## TASK OBJECTIVE
Retype the listing below line for line, but only from the line with "Write a Python" down to the line with "bars = list(range(-2, 43))", inclusive. Pictures stay out.

## STORED RECORDS
........

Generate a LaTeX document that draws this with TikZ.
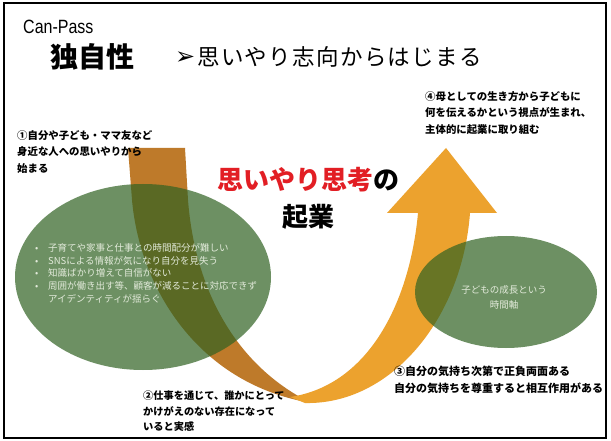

........

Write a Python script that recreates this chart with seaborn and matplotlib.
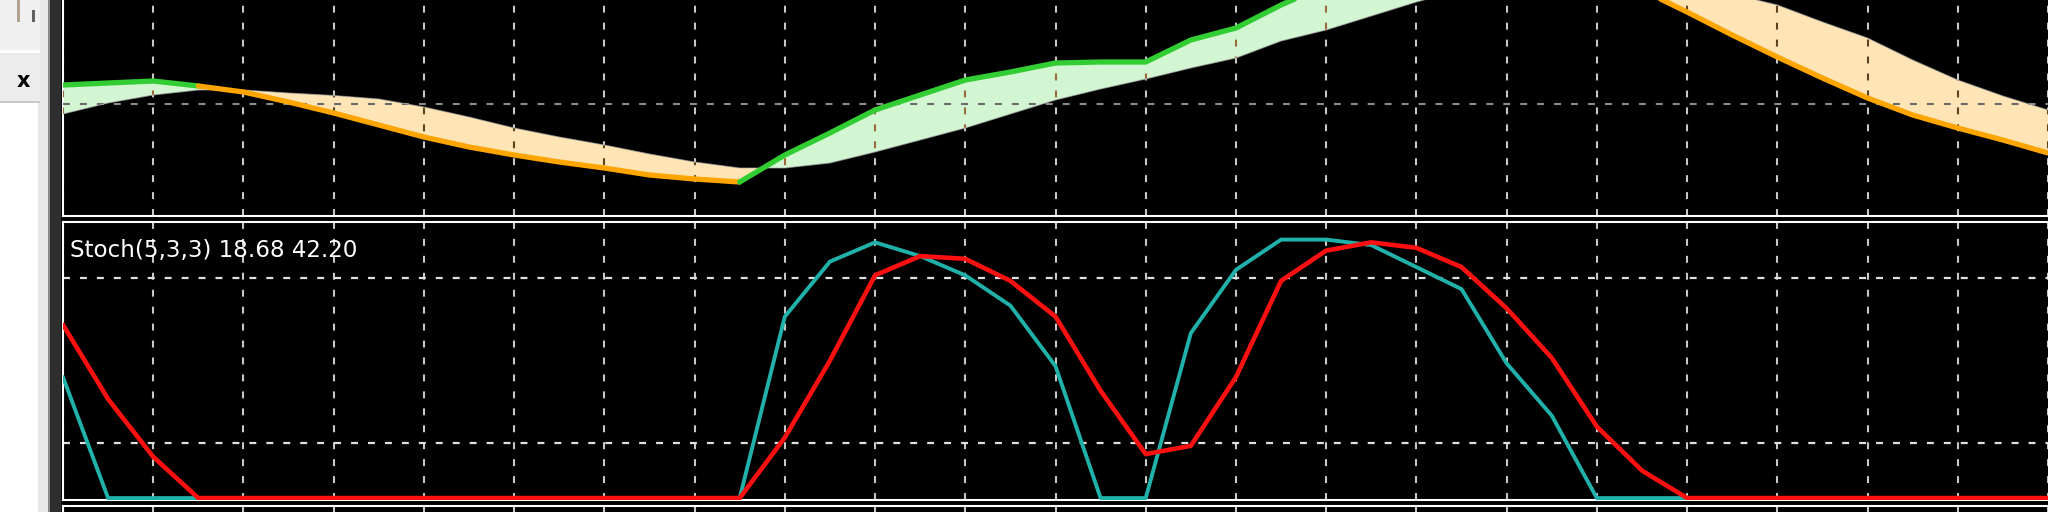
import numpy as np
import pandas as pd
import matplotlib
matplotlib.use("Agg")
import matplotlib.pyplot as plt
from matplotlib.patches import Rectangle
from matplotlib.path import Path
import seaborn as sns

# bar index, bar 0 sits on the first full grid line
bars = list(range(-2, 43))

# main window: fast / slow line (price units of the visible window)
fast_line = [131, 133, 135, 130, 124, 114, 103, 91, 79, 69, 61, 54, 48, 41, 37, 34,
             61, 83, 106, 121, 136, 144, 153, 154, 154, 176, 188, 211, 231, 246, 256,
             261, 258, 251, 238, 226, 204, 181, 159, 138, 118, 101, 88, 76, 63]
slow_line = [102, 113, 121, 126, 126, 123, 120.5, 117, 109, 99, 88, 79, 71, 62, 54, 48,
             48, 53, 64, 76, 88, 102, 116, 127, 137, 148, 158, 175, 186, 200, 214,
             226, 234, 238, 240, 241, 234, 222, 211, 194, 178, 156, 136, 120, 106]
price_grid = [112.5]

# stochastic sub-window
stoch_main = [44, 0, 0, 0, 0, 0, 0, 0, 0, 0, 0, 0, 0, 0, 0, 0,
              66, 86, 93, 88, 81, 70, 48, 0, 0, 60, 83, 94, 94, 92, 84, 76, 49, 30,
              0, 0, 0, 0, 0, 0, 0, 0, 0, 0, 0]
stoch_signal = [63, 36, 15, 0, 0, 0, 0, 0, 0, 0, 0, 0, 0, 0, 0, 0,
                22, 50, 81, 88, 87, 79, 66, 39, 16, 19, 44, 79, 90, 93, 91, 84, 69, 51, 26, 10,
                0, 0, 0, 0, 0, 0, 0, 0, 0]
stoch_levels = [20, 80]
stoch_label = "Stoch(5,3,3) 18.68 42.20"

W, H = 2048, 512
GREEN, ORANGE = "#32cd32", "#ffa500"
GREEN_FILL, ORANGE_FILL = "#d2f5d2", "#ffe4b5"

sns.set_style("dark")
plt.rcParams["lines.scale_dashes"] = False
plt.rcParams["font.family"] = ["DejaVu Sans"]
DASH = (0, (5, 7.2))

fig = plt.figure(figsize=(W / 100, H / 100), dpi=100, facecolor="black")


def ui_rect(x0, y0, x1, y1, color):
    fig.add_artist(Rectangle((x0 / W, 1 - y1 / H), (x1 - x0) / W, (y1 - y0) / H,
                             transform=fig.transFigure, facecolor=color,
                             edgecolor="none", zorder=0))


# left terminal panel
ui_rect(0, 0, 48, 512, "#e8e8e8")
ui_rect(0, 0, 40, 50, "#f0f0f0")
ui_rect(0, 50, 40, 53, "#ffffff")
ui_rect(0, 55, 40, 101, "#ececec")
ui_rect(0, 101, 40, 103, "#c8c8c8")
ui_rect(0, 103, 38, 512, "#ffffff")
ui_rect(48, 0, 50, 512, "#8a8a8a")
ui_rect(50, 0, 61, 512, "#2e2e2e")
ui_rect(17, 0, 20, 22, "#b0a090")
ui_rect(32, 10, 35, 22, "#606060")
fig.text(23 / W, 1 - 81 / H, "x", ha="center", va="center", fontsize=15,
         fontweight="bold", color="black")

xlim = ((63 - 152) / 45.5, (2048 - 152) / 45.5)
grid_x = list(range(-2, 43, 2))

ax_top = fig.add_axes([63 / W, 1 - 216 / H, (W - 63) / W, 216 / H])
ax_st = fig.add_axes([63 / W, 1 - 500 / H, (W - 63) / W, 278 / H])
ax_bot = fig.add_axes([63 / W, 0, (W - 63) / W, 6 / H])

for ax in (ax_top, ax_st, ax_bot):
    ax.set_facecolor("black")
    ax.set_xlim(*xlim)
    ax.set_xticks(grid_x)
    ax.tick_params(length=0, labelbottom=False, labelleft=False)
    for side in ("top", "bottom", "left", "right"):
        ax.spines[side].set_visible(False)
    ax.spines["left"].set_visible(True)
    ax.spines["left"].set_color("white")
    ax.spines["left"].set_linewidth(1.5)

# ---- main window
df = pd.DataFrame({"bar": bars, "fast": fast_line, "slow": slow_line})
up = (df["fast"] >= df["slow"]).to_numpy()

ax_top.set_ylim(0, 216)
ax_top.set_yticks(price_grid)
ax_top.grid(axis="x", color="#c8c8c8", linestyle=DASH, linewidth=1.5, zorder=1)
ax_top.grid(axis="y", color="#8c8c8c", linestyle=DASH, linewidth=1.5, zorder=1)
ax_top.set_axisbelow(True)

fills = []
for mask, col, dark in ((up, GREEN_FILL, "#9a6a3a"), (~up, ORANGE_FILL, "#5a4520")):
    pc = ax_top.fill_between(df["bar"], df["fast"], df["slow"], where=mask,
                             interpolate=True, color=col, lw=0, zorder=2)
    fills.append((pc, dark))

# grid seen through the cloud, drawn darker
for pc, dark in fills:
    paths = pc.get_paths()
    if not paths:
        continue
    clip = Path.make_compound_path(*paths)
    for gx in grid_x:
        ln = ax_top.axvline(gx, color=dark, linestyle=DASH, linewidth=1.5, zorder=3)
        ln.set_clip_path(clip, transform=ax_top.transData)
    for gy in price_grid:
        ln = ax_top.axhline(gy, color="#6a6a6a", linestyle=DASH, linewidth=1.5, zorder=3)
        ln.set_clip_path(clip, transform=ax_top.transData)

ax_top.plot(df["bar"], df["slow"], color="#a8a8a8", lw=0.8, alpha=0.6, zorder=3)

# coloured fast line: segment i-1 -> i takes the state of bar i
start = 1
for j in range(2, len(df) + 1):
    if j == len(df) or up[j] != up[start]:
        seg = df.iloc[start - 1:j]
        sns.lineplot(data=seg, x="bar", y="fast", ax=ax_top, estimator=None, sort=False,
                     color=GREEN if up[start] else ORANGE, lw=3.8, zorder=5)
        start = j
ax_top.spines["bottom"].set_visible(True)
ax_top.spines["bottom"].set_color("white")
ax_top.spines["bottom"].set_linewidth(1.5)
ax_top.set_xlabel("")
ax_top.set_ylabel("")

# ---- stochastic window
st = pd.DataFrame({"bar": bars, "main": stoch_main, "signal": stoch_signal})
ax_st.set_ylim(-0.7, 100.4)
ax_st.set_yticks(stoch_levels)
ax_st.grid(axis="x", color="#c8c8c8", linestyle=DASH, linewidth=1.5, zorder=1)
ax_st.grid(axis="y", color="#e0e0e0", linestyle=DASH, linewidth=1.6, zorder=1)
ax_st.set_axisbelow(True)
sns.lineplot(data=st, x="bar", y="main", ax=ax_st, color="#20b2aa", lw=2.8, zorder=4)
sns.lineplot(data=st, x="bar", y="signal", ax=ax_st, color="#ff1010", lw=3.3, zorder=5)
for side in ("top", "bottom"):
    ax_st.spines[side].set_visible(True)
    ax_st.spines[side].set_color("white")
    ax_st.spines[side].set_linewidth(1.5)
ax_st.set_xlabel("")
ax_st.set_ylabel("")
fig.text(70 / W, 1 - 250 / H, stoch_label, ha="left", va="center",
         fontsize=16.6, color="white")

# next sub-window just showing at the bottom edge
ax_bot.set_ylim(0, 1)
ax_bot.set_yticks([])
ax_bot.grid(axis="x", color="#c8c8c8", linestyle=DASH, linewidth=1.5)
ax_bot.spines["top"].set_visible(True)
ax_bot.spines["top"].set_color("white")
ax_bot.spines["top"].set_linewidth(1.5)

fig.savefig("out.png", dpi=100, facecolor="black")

........

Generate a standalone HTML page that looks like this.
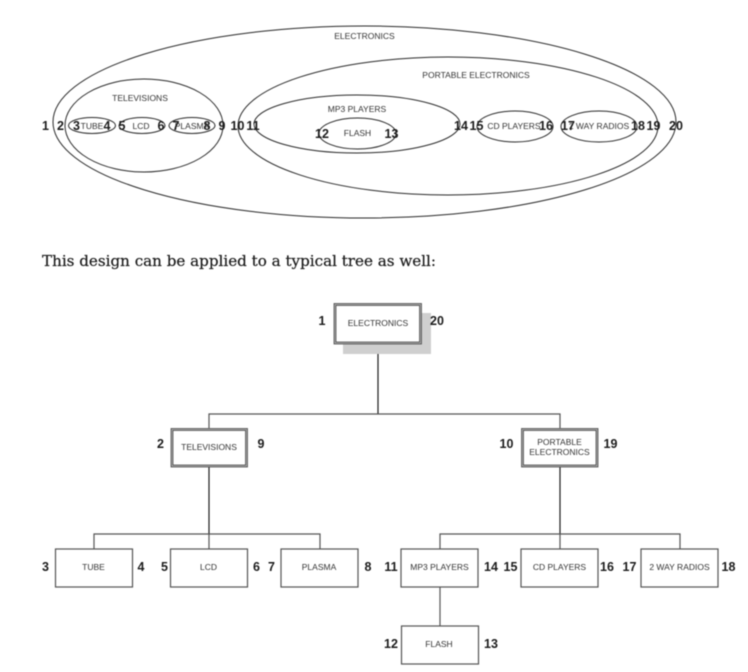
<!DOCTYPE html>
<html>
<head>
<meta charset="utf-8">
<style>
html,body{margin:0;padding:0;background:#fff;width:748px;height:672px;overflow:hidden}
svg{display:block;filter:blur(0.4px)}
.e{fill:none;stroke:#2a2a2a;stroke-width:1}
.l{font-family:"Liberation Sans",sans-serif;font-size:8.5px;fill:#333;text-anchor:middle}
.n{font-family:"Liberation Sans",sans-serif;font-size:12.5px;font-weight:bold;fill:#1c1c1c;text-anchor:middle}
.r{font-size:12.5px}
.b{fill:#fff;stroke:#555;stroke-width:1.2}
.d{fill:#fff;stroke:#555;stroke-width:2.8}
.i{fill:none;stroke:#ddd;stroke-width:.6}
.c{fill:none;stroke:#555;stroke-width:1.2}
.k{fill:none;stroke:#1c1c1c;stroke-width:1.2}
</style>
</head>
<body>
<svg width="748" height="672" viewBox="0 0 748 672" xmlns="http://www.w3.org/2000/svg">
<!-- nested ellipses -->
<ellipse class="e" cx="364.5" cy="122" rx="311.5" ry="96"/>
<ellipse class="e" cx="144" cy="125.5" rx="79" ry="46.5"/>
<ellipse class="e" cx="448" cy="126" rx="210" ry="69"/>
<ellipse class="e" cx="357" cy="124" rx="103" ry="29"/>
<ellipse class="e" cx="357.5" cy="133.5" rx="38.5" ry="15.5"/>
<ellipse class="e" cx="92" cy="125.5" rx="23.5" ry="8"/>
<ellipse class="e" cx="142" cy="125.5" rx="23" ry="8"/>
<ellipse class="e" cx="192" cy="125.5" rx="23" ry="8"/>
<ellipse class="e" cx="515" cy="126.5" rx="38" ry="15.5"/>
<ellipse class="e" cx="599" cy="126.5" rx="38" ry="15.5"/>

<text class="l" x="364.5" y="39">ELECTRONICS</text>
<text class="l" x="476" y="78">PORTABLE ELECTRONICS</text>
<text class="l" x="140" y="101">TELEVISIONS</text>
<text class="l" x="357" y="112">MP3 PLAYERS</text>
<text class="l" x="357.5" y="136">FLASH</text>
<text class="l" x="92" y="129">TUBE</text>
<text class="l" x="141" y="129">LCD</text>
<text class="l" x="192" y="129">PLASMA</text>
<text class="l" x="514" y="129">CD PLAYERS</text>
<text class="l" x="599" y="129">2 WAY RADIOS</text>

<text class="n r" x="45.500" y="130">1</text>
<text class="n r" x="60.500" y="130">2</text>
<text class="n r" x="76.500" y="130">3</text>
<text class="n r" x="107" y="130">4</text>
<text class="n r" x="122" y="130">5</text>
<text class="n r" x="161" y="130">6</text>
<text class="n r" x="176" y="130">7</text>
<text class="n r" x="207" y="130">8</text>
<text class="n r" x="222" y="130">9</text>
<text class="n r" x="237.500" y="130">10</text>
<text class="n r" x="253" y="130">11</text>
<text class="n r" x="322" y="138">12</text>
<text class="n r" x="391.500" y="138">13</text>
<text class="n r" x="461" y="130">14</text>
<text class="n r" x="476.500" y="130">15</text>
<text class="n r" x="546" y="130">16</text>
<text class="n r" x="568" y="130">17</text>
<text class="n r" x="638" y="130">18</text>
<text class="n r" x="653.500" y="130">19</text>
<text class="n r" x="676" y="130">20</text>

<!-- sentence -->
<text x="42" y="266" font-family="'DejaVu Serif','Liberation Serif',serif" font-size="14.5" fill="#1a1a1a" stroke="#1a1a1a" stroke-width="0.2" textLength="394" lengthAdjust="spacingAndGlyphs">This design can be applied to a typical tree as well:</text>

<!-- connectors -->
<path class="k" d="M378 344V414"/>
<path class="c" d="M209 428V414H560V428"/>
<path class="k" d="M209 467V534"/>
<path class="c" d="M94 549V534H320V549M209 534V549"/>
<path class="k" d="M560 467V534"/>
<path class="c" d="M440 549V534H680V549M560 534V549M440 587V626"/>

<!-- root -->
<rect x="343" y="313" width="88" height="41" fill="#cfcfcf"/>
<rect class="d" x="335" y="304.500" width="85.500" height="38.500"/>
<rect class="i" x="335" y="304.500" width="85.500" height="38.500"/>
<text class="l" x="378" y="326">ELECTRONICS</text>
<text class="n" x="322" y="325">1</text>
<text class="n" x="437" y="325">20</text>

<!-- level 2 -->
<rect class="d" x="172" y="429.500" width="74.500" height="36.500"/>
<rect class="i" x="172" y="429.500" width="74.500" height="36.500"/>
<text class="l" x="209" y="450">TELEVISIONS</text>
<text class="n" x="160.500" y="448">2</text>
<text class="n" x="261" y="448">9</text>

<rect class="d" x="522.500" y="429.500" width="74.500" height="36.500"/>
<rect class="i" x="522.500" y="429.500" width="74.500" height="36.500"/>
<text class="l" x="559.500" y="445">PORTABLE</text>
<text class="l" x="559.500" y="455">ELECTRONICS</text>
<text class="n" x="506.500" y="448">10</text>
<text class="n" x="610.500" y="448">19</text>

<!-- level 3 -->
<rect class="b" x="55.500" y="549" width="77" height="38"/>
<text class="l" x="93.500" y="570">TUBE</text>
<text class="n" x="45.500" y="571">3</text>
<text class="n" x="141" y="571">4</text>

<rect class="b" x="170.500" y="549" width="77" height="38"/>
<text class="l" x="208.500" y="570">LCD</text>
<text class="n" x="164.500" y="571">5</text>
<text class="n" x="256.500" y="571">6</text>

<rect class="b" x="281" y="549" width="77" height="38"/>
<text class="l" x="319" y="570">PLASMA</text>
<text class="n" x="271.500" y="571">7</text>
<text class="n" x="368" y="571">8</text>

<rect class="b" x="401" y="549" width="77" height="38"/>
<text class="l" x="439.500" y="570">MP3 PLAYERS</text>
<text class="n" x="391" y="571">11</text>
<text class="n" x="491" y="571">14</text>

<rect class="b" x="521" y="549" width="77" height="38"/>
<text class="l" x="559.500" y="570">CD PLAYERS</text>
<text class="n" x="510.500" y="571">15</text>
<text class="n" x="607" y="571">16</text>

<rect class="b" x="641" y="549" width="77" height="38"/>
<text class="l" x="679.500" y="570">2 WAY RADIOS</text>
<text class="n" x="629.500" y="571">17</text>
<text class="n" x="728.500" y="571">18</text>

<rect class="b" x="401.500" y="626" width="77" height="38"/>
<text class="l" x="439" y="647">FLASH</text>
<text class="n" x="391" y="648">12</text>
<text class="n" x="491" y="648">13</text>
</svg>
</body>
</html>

........

## TASK OUTPUT
Write a Python script that recreates this chart with seaborn and matplotlib.
import numpy as np
import pandas as pd
import matplotlib
matplotlib.use("Agg")
import matplotlib.pyplot as plt
from matplotlib.patches import Rectangle
from matplotlib.path import Path
import seaborn as sns

# bar index, bar 0 sits on the first full grid line
bars = list(range(-2, 43))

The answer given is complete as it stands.